Da una parte ci sono i lavoratori del tessile che hanno per primi piantato le tende in piazza Tahrir nel 2006, dall'altra prima i leader dei Fratelli musulmani e poi i generali dell'esercito.
Così in Tunisia: da una parte i venditori ambulanti, gli occupanti di case e le donne, dall'altra i vertici di Ennhada che hanno occupato la poltrona che era di Ben Alì.
Quindi tanto in Egitto quanto in Tunisia i frutti della liberazione non si trovano nelle strutture di governo, ma nelle abitudini e nell'immaginario collettivo di gran parte della popolazione, così come nella creazione di gruppi e movimenti che hanno nella partecipazione diretta la propria caratteristica (Per qualche osservazione, parziale, sulla situazione in Tunisia, cfr. Uno spaccato a due anni dalla caduta di Ben Alì, “Invece”, p. 9; Philippe Pelletier, El auge del movimento anarquista en Túnez, “Tierra y Libertad”, p. 16).

Conflitto sociale esteso

Andiamo, infine, in Sudafrica, paese il cui prodotto interno lordo cresce nel 2013 quasi del 5 per cento. Qui il massacro di Marikana dell'estate 2012 e la mobilitazione dei minatori (cfr. nn. 375-376 della rivista) sono l'iceberg di un conflitto sociale esteso anche ad altre categorie.
A più di un anno di distanza le agitazioni per il lavoro non si fermano: a esserne protagonisti sono ancora i minatori a cui si aggiungono, ora, gli operai delle industrie automobilistiche, delle compagnie aeree e del settore edile.
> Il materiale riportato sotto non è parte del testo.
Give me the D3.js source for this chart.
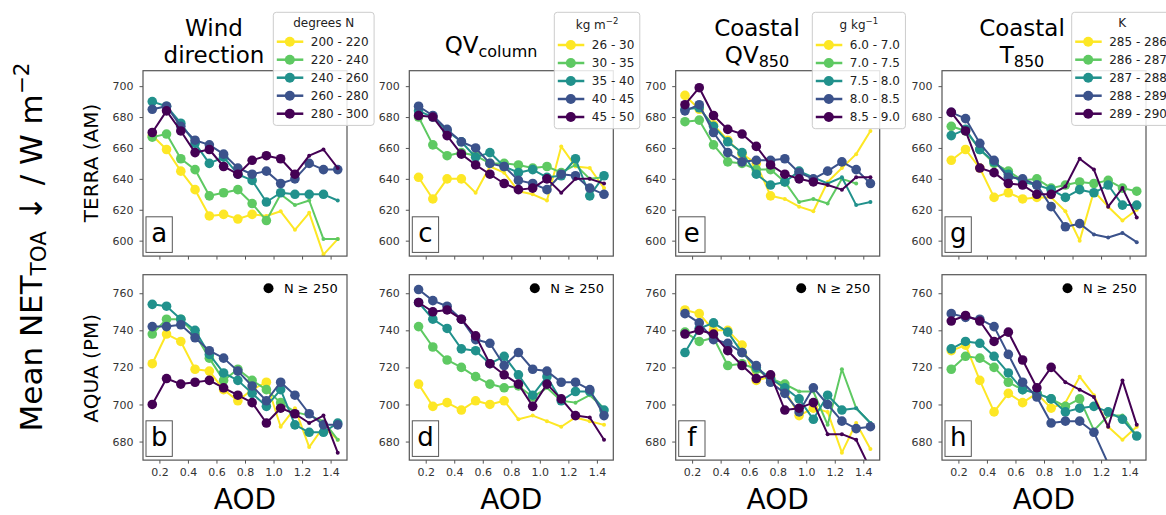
<!DOCTYPE html>
<html>
<head>
<meta charset="utf-8">
<script src="https://cdn.jsdelivr.net/npm/d3@7"></script>
<style>
  body { margin: 0; background: #fff; }
  svg { display: block; font-family: "DejaVu Sans", "Liberation Sans", sans-serif; }
</style>
</head>
<body>
<svg id="chart" width="1166" height="515"></svg>
<script>
// ---- AOD bins (bin centres) and axis ticks ----
const aod = [0.15, 0.25, 0.35, 0.45, 0.55, 0.65, 0.75, 0.85, 0.95, 1.05, 1.15, 1.25, 1.35, 1.45];
const xTicks = [0.2, 0.4, 0.6, 0.8, 1.0, 1.2, 1.4];
const xTickLabels = ["0.2", "0.4", "0.6", "0.8", "1.0", "1.2", "1.4"];
const yTicksTerra = [600, 620, 640, 660, 680, 700];
const yTicksAqua = [680, 700, 720, 740, 760];

// ---- bin labels for each meteorological variable ----
const windBins = ["200 - 220", "220 - 240", "240 - 260", "260 - 280", "280 - 300"];
const qvColumnBins = ["26 - 30", "30 - 35", "35 - 40", "40 - 45", "45 - 50"];
const qv850Bins = ["6.0 - 7.0", "7.0 - 7.5", "7.5 - 8.0", "8.0 - 8.5", "8.5 - 9.0"];
const t850Bins = ["285 - 286", "286 - 287", "287 - 288", "288 - 289", "289 - 290"];

const binColors = ["#fde725", "#5ec962", "#21918c", "#3b528b", "#440154"];

// ---- mean NET TOA (W m-2), TERRA overpass ----
const terraWind = [
  [668, 659, 645, 633, 616, 617, 614, 617, 616, 619, 607, 618, 591, 601],
  [667, 669, 653, 646, 629, 631, 633, 624, 613, 630, 623, 626, 601, 601],
  [690, 687, 676, 663, 650, 654, 643, 639, 625, 631, 630, 630, 630, 626],
  [685, 687, 674, 665, 662, 656, 647, 643, 645, 637, 640, 650, 646, 646],
  [670, 684, 671, 657, 659, 648, 643, 652, 655, 653, 643, 655, 659, 647]
];
const terraQvColumn = [
  [641, 627, 640, 640, 631, 648, 644, 632, 630, 626, 661, 648, 647, 634],
  [680, 662, 655, 657, 655, 650, 650, 649, 647, 648, 644, 649, 640, 641],
  [684, 680, 671, 664, 654, 657, 648, 644, 646, 641, 642, 653, 629, 642],
  [687, 681, 672, 664, 660, 650, 648, 639, 637, 633, 643, 642, 634, 630],
  [681, 680, 668, 656, 649, 643, 637, 633, 634, 640, 631, 640, 640, 637]
];
const terraQv850 = [
  [694, 685, 675, 665, 656, 650, 629, 627, 622, 619, 638, 647, 656, 671],
  [677, 678, 662, 651, 650, 646, 646, 638, 625, 627, 624, 640, 637, null],
  [685, 686, 674, 664, 657, 643, 636, 638, 645, 641, 637, 641, 623, 625],
  [684, 688, 670, 657, 651, 652, 652, 653, 644, 640, 645, 651, 646, 637],
  [688, 699, 681, 672, 669, 661, 649, 643, 640, 638, 636, 633, 641, 641]
];
const terraT850 = [
  [652, 659, 647, 628, 631, 627, 628, 628, 619, 600, 632, 622, 613, 620],
  [674, 671, 659, 650, 645, 639, 640, 634, 636, 638, 637, 639, 634, 632],
  [668, 672, 659, 651, 643, 638, 636, 633, 628, 633, 631, 636, 623, 623],
  [683, 679, 663, 652, 641, 640, 636, 622, 609, 611, 604, 602, 605, 599],
  [683, 671, 647, 644, 637, 636, 630, 630, 635, 653, 646, 622, 634, 615]
];

// ---- mean NET TOA (W m-2), AQUA overpass ----
const aquaWind = [
  [722, 738, 734, 719, 718, 708, 702, 708, 712, 688, 698, 677, 688, 681],
  [738, 746, 746, 738, 725, 713, 719, 713, 708, 701, 696, 694, 691, 681],
  [754, 753, 746, 740, 727, 717, 713, 706, 699, 708, 689, 685, 685, 690],
  [742, 742, 743, 736, 729, 725, 718, 710, 702, 712, 705, 695, 689, 689],
  [700, 714, 711, 712, 713, 709, 705, 701, 690, 698, 695, 690, 694, 674]
];
const aquaQvColumn = [
  [711, 699, 701, 697, 702, 700, 702, 692, 694, 691, 688, 693, 691, 689],
  [742, 731, 724, 720, 715, 711, 709, 710, 704, 709, 702, 701, 705, 698],
  [755, 746, 741, 730, 729, 722, 726, 716, 705, 715, 702, 707, 707, 697],
  [762, 756, 753, 746, 735, 733, 721, 728, 719, 718, 712, 712, 708, 694],
  [755, 750, 751, 746, 737, 722, 716, 711, 699, 711, 703, 694, 693, 681]
];
const aquaQv850 = [
  [751, 749, 740, 740, 732, 713, 715, 708, 694, 698, 696, 674, 690, 676],
  [739, 734, 736, 721, 722, 719, 714, 711, 707, 707, 689, 719, 698, 690],
  [728, 741, 744, 739, 728, 720, 714, 709, 703, 692, 705, 697, 698, 690],
  [749, 744, 735, 733, 728, 721, 712, 706, 696, 709, 700, 691, 687, 688],
  [738, 740, 738, 729, 721, 714, 716, 697, 698, 701, 684, 684, 681, 665]
];
const aquaT850 = [
  [729, 732, 713, 696, 706, 701, 706, 698, 701, 715, 705, 688, 681, 688],
  [719, 726, 725, 720, 712, 708, 706, 703, 699, 703, 686, 694, 694, 683],
  [730, 734, 733, 726, 717, 708, 706, 703, 696, 698, 699, 696, 692, 683],
  [749, 747, 746, 742, 727, 712, 704, 690, 691, 691, 685, 668, 664, 661],
  [745, 748, 745, 734, 739, 724, 709, 720, 712, 708, 704, 688, 713, 689]
];

// number of leading AOD bins per series with at least 250 samples (large markers)
const terraWindBig = [8, 9, 13, 14, 11];
const terraQvColumnBig = [4, 11, 14, 14, 10];
const terraQv850Big = [7, 8, 9, 14, 10];
const terraT850Big = [7, 14, 14, 10, 8];
const aquaWindBig = [9, 10, 14, 14, 11];
const aquaQvColumnBig = [7, 9, 14, 14, 12];
const aquaQv850Big = [10, 8, 12, 14, 10];
const aquaT850Big = [8, 10, 14, 11, 8];

const panelLetters = ["a", "b", "c", "d", "e", "f", "g", "h"];

// ---- layout ----
const svg = d3.select("#chart");
const colLeft = [143, 409.3, 675.7, 942];
const rowTop = [70.7, 274.7];
const panelW = 204, panelH = 185.4;
const xDomain = [0.085, 1.515];
const yDomains = [[590, 710], [670, 770]];
const axisColor = "#555";
const textColor = "#333";

const panels = [
  { col: 0, row: 0, vals: terraWind, big: terraWindBig },
  { col: 0, row: 1, vals: aquaWind, big: aquaWindBig },
  { col: 1, row: 0, vals: terraQvColumn, big: terraQvColumnBig },
  { col: 1, row: 1, vals: aquaQvColumn, big: aquaQvColumnBig },
  { col: 2, row: 0, vals: terraQv850, big: terraQv850Big },
  { col: 2, row: 1, vals: aquaQv850, big: aquaQv850Big },
  { col: 3, row: 0, vals: terraT850, big: terraT850Big },
  { col: 3, row: 1, vals: aquaT850, big: aquaT850Big }
];

const defs = svg.append("defs");

panels.forEach((p, k) => {
  const x0 = colLeft[p.col], y0 = rowTop[p.row];
  const xs = d3.scaleLinear().domain(xDomain).range([x0, x0 + panelW]);
  const ys = d3.scaleLinear().domain(yDomains[p.row]).range([y0 + panelH, y0]);
  const g = svg.append("g");

  // axes
  const xAxis = d3.axisBottom(xs).tickValues(xTicks).tickSize(3.5).tickSizeOuter(0).tickPadding(5)
    .tickFormat((d, i) => p.row === 1 ? xTickLabels[i] : "");
  const yAxis = d3.axisLeft(ys).tickValues(p.row === 0 ? yTicksTerra : yTicksAqua)
    .tickSize(3.5).tickSizeOuter(0).tickPadding(6);
  const gx = g.append("g").attr("transform", `translate(0,${y0 + panelH})`).call(xAxis);
  const gy = g.append("g").attr("transform", `translate(${x0},0)`).call(yAxis);
  [gx, gy].forEach(a => {
    a.select(".domain").remove();
    a.selectAll(".tick line").attr("stroke", axisColor).attr("stroke-width", 1);
    a.selectAll(".tick text").attr("fill", textColor).style("font-size", "11px")
      .style("font-family", "DejaVu Sans");
  });

  // series
  const clipId = "clip" + k;
  defs.append("clipPath").attr("id", clipId).append("rect")
    .attr("x", x0).attr("y", y0).attr("width", panelW).attr("height", panelH);
  const plot = g.append("g").attr("clip-path", `url(#${clipId})`);
  const line = d3.line().x(d => xs(d.a)).y(d => ys(d.v));
  p.vals.forEach((vals, s) => {
    const pts = aod.map((a, i) => ({ a, v: vals[i], big: i < p.big[s] })).filter(d => d.v != null);
    plot.append("path").datum(pts).attr("d", line)
      .attr("fill", "none").attr("stroke", binColors[s]).attr("stroke-width", 2)
      .attr("stroke-linejoin", "round");
    plot.selectAll(null).data(pts).join("circle")
      .attr("cx", d => xs(d.a)).attr("cy", d => ys(d.v))
      .attr("r", d => d.big ? 4.8 : 2)
      .attr("fill", binColors[s]);
  });

  // frame
  g.append("rect").attr("x", x0).attr("y", y0).attr("width", panelW).attr("height", panelH)
    .attr("fill", "none").attr("stroke", axisColor).attr("stroke-width", 1.2);

  // panel letter box
  const bx = x0 + 3, bh = 35.6, bw = 26.3, by = y0 + panelH - 3.7 - bh;
  g.append("rect").attr("x", bx).attr("y", by).attr("width", bw).attr("height", bh)
    .attr("fill", "#fff").attr("stroke", axisColor).attr("stroke-width", 1);
  g.append("text").attr("x", bx + bw / 2).attr("y", by + bh - 10)
    .attr("text-anchor", "middle").style("font-size", "26px").attr("fill", "#000")
    .text(panelLetters[k]);

  if (p.row === 1) {
    // sample-size key
    const right = x0 + panelW;
    g.append("circle").attr("cx", right - 78.5).attr("cy", y0 + 13.6).attr("r", 5).attr("fill", "#000");
    g.append("text").attr("x", right - 63).attr("y", y0 + 18.6)
      .style("font-size", "13px").attr("fill", "#000").text("N \u2265 250");
    // x-axis label
    g.append("text").attr("x", x0 + panelW / 2).attr("y", 508.5).attr("text-anchor", "middle")
      .style("font-size", "28px").attr("fill", "#000").text("AOD");
  }
});

// ---- column titles ----
function title(cx, lines) {
  lines.forEach(l => {
    const t = svg.append("text").attr("x", cx).attr("y", l.y).attr("text-anchor", "middle")
      .style("font-size", "23px").attr("fill", "#000");
    t.append("tspan").text(l.text);
    if (l.sub) {
      t.append("tspan").attr("dy", 3.5).style("font-size", "16px").text(l.sub);
    }
  });
}
title(214, [{ y: 36, text: "Wind" }, { y: 62.7, text: "direction" }]);
title(491, [{ y: 53.3, text: "QV", sub: "column" }]);
title(757, [{ y: 36, text: "Coastal" }, { y: 63.3, text: "QV", sub: "850" }]);
title(1022, [{ y: 36, text: "Coastal" }, { y: 63.3, text: "T", sub: "850" }]);

// ---- row labels ----
svg.append("text").attr("transform", "translate(97.5,163) rotate(-90)").attr("text-anchor", "middle")
  .style("font-size", "20px").attr("fill", "#000").text("TERRA (AM)");
svg.append("text").attr("transform", "translate(97.5,368.3) rotate(-90)").attr("text-anchor", "middle")
  .style("font-size", "20px").attr("fill", "#000").text("AQUA (PM)");

// ---- shared y label ----
const yl = svg.append("text").attr("transform", "translate(41.7,247) rotate(-90)")
  .attr("text-anchor", "middle").style("font-size", "31px").attr("fill", "#000");
yl.append("tspan").text("Mean NET");
yl.append("tspan").attr("dy", 4).style("font-size", "21.5px").text("TOA");
yl.append("tspan").attr("dy", -4).text(" \u2193 / W m");
yl.append("tspan").attr("dy", -13).style("font-size", "21.5px").text("\u22122");

// ---- legends ----
function legend(left, top, titleMain, titleSup, labels) {
  const g = svg.append("g");
  const frame = g.append("rect");
  const firstY = top + (titleSup ? 32.7 : 29.4);
  const step = 18;
  let maxW = 0;
  labels.forEach((lab, i) => {
    const cy = firstY + i * step;
    g.append("line").attr("x1", left + 3.5).attr("x2", left + 30).attr("y1", cy).attr("y2", cy)
      .attr("stroke", binColors[i]).attr("stroke-width", 2.5);
    g.append("circle").attr("cx", left + 16.5).attr("cy", cy).attr("r", 5).attr("fill", binColors[i]);
    const t = g.append("text").attr("x", left + 37.5).attr("y", cy + 4.3)
      .style("font-size", "12px").attr("fill", "#222").text(lab);
    maxW = Math.max(maxW, t.node().getComputedTextLength());
  });
  const w = 37.5 + maxW + 5.5;
  const h = firstY + 4 * step + 11.7 - top;
  frame.attr("x", left).attr("y", top).attr("width", w).attr("height", h).attr("rx", 3)
    .attr("fill", "#fff").attr("fill-opacity", 0.85).attr("stroke", "#ccc").attr("stroke-width", 1);
  const tt = g.append("text").attr("x", left + w / 2).attr("y", top + (titleSup ? 16.2 : 14.4))
    .attr("text-anchor", "middle").style("font-size", "12px").attr("fill", "#222");
  tt.append("tspan").text(titleMain);
  if (titleSup) tt.append("tspan").attr("dy", -5).style("font-size", "8.5px").text(titleSup);
}
legend(273.3, 12.3, "degrees N", null, windBins);
legend(554.3, 12.3, "kg m", "\u22122", qvColumnBins);
legend(812.3, 12.3, "g kg", "\u22121", qv850Bins);
legend(1071.7, 12.3, "K", null, t850Bins);
</script>
</body>
</html>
A inizio settembre 2013, ad esempio, mentre si conclude vittoriosamente un grande sciopero degli operai impiegati nelle industrie di assemblaggio delle grandi compagnie automobilistiche con aumenti salariali del 30 per cento, scendono in mobilitazione gli addetti alle riparazioni e i benzinai delle stazioni di servizio, in tutto circa trecentomila lavoratori.
In generale gli scioperi e le agitazioni coinvolgono centinaia di migliaia di lavoratori, ottengono spesso aumenti salariali, e preoccupano non poco padroni e governo tanto che sui media sudafricani continuano a comparire articoli che analizzano i danni materiali e di immagine che gli operai arrecherebbero al paese (cfr. mg.co.za).

Antonio Senta

Le due precedenti puntate di questa serie di Antonio Senta su “potere e movimenti” sono apparse nei numeri di ottobre (“A” 383 - La lotta di classe dei ricchi contro i poveri) e novembre (384 - Volontà di rivolta).